DATA SECTION –
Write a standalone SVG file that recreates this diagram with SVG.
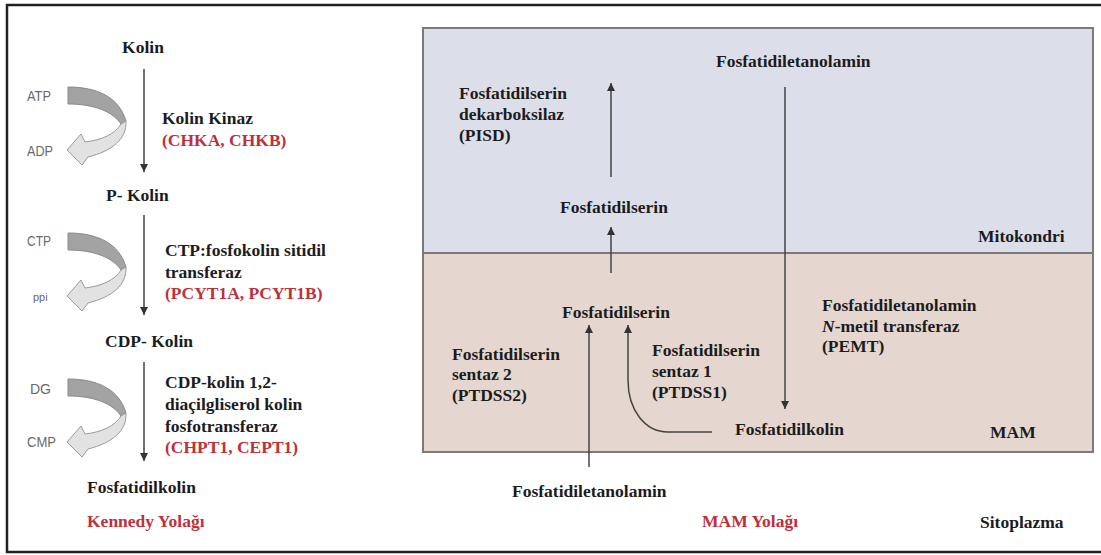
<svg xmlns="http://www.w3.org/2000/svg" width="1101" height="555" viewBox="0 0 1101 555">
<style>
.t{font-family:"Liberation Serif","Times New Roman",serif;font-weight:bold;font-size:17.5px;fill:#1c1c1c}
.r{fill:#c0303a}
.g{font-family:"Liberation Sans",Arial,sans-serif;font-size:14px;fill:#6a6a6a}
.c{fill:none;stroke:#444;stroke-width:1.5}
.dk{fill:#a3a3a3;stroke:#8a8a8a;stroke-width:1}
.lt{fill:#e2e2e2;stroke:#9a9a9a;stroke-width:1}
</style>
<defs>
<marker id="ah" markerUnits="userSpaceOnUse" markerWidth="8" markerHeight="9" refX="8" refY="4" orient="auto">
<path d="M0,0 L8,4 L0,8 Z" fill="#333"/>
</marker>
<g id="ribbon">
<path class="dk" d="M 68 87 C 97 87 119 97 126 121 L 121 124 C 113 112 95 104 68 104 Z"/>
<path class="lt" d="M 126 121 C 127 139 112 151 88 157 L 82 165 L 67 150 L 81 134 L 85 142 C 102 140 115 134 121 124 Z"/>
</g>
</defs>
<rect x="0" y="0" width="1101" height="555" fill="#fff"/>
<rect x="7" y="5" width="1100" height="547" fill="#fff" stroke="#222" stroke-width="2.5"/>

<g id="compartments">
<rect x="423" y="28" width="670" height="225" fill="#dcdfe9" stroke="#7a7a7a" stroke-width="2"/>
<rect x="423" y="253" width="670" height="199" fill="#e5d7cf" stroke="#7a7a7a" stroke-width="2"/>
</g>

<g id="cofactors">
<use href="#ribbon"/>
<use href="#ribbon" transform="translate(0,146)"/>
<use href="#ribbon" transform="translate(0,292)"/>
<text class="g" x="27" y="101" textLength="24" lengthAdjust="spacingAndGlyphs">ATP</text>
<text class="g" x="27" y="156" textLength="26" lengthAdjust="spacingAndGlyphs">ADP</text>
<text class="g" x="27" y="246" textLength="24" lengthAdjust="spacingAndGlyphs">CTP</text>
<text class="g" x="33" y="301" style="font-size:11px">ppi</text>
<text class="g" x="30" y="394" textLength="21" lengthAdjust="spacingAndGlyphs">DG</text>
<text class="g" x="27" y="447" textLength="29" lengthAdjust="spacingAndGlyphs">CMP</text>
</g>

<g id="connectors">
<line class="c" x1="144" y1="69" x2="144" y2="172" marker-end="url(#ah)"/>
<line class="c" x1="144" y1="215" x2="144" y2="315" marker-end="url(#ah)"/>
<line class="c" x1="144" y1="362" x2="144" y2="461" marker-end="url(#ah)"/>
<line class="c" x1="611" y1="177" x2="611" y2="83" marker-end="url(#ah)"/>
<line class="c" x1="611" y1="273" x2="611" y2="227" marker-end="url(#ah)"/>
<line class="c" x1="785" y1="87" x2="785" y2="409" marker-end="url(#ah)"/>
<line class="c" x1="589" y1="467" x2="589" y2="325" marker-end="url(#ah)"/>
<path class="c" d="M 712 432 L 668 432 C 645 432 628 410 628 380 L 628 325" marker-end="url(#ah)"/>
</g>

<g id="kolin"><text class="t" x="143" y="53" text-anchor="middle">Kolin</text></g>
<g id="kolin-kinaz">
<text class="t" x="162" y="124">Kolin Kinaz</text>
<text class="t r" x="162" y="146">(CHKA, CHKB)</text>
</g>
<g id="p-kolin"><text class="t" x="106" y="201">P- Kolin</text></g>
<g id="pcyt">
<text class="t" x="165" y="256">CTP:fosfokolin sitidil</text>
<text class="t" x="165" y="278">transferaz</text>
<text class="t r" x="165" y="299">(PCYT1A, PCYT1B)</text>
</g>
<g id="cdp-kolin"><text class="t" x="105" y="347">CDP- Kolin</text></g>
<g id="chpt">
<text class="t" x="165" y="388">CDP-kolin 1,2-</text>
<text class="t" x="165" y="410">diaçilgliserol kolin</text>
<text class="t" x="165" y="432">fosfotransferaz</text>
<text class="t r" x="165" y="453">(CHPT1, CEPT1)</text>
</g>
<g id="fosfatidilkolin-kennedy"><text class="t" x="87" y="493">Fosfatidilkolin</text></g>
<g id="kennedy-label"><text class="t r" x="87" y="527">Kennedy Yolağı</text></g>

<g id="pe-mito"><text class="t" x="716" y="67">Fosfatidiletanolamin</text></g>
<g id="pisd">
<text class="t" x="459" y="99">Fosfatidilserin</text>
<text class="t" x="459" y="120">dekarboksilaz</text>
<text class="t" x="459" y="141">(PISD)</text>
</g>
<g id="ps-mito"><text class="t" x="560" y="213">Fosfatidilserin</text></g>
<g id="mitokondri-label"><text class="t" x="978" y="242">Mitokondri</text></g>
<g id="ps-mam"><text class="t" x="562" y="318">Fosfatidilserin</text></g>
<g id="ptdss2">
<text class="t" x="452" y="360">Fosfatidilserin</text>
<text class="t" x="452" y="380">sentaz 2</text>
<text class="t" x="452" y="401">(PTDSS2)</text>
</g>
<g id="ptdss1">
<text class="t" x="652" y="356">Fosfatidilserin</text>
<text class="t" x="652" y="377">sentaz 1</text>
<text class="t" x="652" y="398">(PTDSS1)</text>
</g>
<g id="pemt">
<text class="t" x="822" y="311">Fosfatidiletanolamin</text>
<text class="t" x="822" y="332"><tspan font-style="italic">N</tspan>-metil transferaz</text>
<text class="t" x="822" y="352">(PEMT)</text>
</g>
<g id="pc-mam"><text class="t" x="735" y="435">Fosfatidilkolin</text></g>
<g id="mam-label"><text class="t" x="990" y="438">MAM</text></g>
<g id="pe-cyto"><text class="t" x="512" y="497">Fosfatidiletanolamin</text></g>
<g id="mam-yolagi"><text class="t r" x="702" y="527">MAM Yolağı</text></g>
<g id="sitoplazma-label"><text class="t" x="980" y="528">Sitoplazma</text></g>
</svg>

EXERCISE –
Reproduce the full listing faithfully, but do not carry over any pictures.

SOLVED PROBLEM –
Write a standalone SVG file that recreates this diagram with SVG.
<svg xmlns="http://www.w3.org/2000/svg" width="1101" height="555" viewBox="0 0 1101 555">
<style>
.t{font-family:"Liberation Serif","Times New Roman",serif;font-weight:bold;font-size:17.5px;fill:#1c1c1c}
.r{fill:#c0303a}
.g{font-family:"Liberation Sans",Arial,sans-serif;font-size:14px;fill:#6a6a6a}
.c{fill:none;stroke:#444;stroke-width:1.5}
.dk{fill:#a3a3a3;stroke:#8a8a8a;stroke-width:1}
.lt{fill:#e2e2e2;stroke:#9a9a9a;stroke-width:1}
</style>
<defs>
<marker id="ah" markerUnits="userSpaceOnUse" markerWidth="8" markerHeight="9" refX="8" refY="4" orient="auto">
<path d="M0,0 L8,4 L0,8 Z" fill="#333"/>
</marker>
<g id="ribbon">
<path class="dk" d="M 68 87 C 97 87 119 97 126 121 L 121 124 C 113 112 95 104 68 104 Z"/>
<path class="lt" d="M 126 121 C 127 139 112 151 88 157 L 82 165 L 67 150 L 81 134 L 85 142 C 102 140 115 134 121 124 Z"/>
</g>
</defs>
<rect x="0" y="0" width="1101" height="555" fill="#fff"/>
<rect x="7" y="5" width="1100" height="547" fill="#fff" stroke="#222" stroke-width="2.5"/>

<g id="compartments">
<rect x="423" y="28" width="670" height="225" fill="#dcdfe9" stroke="#7a7a7a" stroke-width="2"/>
<rect x="423" y="253" width="670" height="199" fill="#e5d7cf" stroke="#7a7a7a" stroke-width="2"/>
</g>

<g id="cofactors">
<use href="#ribbon"/>
<use href="#ribbon" transform="translate(0,146)"/>
<use href="#ribbon" transform="translate(0,292)"/>
<text class="g" x="27" y="101" textLength="24" lengthAdjust="spacingAndGlyphs">ATP</text>
<text class="g" x="27" y="156" textLength="26" lengthAdjust="spacingAndGlyphs">ADP</text>
<text class="g" x="27" y="246" textLength="24" lengthAdjust="spacingAndGlyphs">CTP</text>
<text class="g" x="33" y="301" style="font-size:11px">ppi</text>
<text class="g" x="30" y="394" textLength="21" lengthAdjust="spacingAndGlyphs">DG</text>
<text class="g" x="27" y="447" textLength="29" lengthAdjust="spacingAndGlyphs">CMP</text>
</g>

<g id="connectors">
<line class="c" x1="144" y1="69" x2="144" y2="172" marker-end="url(#ah)"/>
<line class="c" x1="144" y1="215" x2="144" y2="315" marker-end="url(#ah)"/>
<line class="c" x1="144" y1="362" x2="144" y2="461" marker-end="url(#ah)"/>
<line class="c" x1="611" y1="177" x2="611" y2="83" marker-end="url(#ah)"/>
<line class="c" x1="611" y1="273" x2="611" y2="227" marker-end="url(#ah)"/>
<line class="c" x1="785" y1="87" x2="785" y2="409" marker-end="url(#ah)"/>
<line class="c" x1="589" y1="467" x2="589" y2="325" marker-end="url(#ah)"/>
<path class="c" d="M 712 432 L 668 432 C 645 432 628 410 628 380 L 628 325" marker-end="url(#ah)"/>
</g>

<g id="kolin"><text class="t" x="143" y="53" text-anchor="middle">Kolin</text></g>
<g id="kolin-kinaz">
<text class="t" x="162" y="124">Kolin Kinaz</text>
<text class="t r" x="162" y="146">(CHKA, CHKB)</text>
</g>
<g id="p-kolin"><text class="t" x="106" y="201">P- Kolin</text></g>
<g id="pcyt">
<text class="t" x="165" y="256">CTP:fosfokolin sitidil</text>
<text class="t" x="165" y="278">transferaz</text>
<text class="t r" x="165" y="299">(PCYT1A, PCYT1B)</text>
</g>
<g id="cdp-kolin"><text class="t" x="105" y="347">CDP- Kolin</text></g>
<g id="chpt">
<text class="t" x="165" y="388">CDP-kolin 1,2-</text>
<text class="t" x="165" y="410">diaçilgliserol kolin</text>
<text class="t" x="165" y="432">fosfotransferaz</text>
<text class="t r" x="165" y="453">(CHPT1, CEPT1)</text>
</g>
<g id="fosfatidilkolin-kennedy"><text class="t" x="87" y="493">Fosfatidilkolin</text></g>
<g id="kennedy-label"><text class="t r" x="87" y="527">Kennedy Yolağı</text></g>

<g id="pe-mito"><text class="t" x="716" y="67">Fosfatidiletanolamin</text></g>
<g id="pisd">
<text class="t" x="459" y="99">Fosfatidilserin</text>
<text class="t" x="459" y="120">dekarboksilaz</text>
<text class="t" x="459" y="141">(PISD)</text>
</g>
<g id="ps-mito"><text class="t" x="560" y="213">Fosfatidilserin</text></g>
<g id="mitokondri-label"><text class="t" x="978" y="242">Mitokondri</text></g>
<g id="ps-mam"><text class="t" x="562" y="318">Fosfatidilserin</text></g>
<g id="ptdss2">
<text class="t" x="452" y="360">Fosfatidilserin</text>
<text class="t" x="452" y="380">sentaz 2</text>
<text class="t" x="452" y="401">(PTDSS2)</text>
</g>
<g id="ptdss1">
<text class="t" x="652" y="356">Fosfatidilserin</text>
<text class="t" x="652" y="377">sentaz 1</text>
<text class="t" x="652" y="398">(PTDSS1)</text>
</g>
<g id="pemt">
<text class="t" x="822" y="311">Fosfatidiletanolamin</text>
<text class="t" x="822" y="332"><tspan font-style="italic">N</tspan>-metil transferaz</text>
<text class="t" x="822" y="352">(PEMT)</text>
</g>
<g id="pc-mam"><text class="t" x="735" y="435">Fosfatidilkolin</text></g>
<g id="mam-label"><text class="t" x="990" y="438">MAM</text></g>
<g id="pe-cyto"><text class="t" x="512" y="497">Fosfatidiletanolamin</text></g>
<g id="mam-yolagi"><text class="t r" x="702" y="527">MAM Yolağı</text></g>
<g id="sitoplazma-label"><text class="t" x="980" y="528">Sitoplazma</text></g>
</svg>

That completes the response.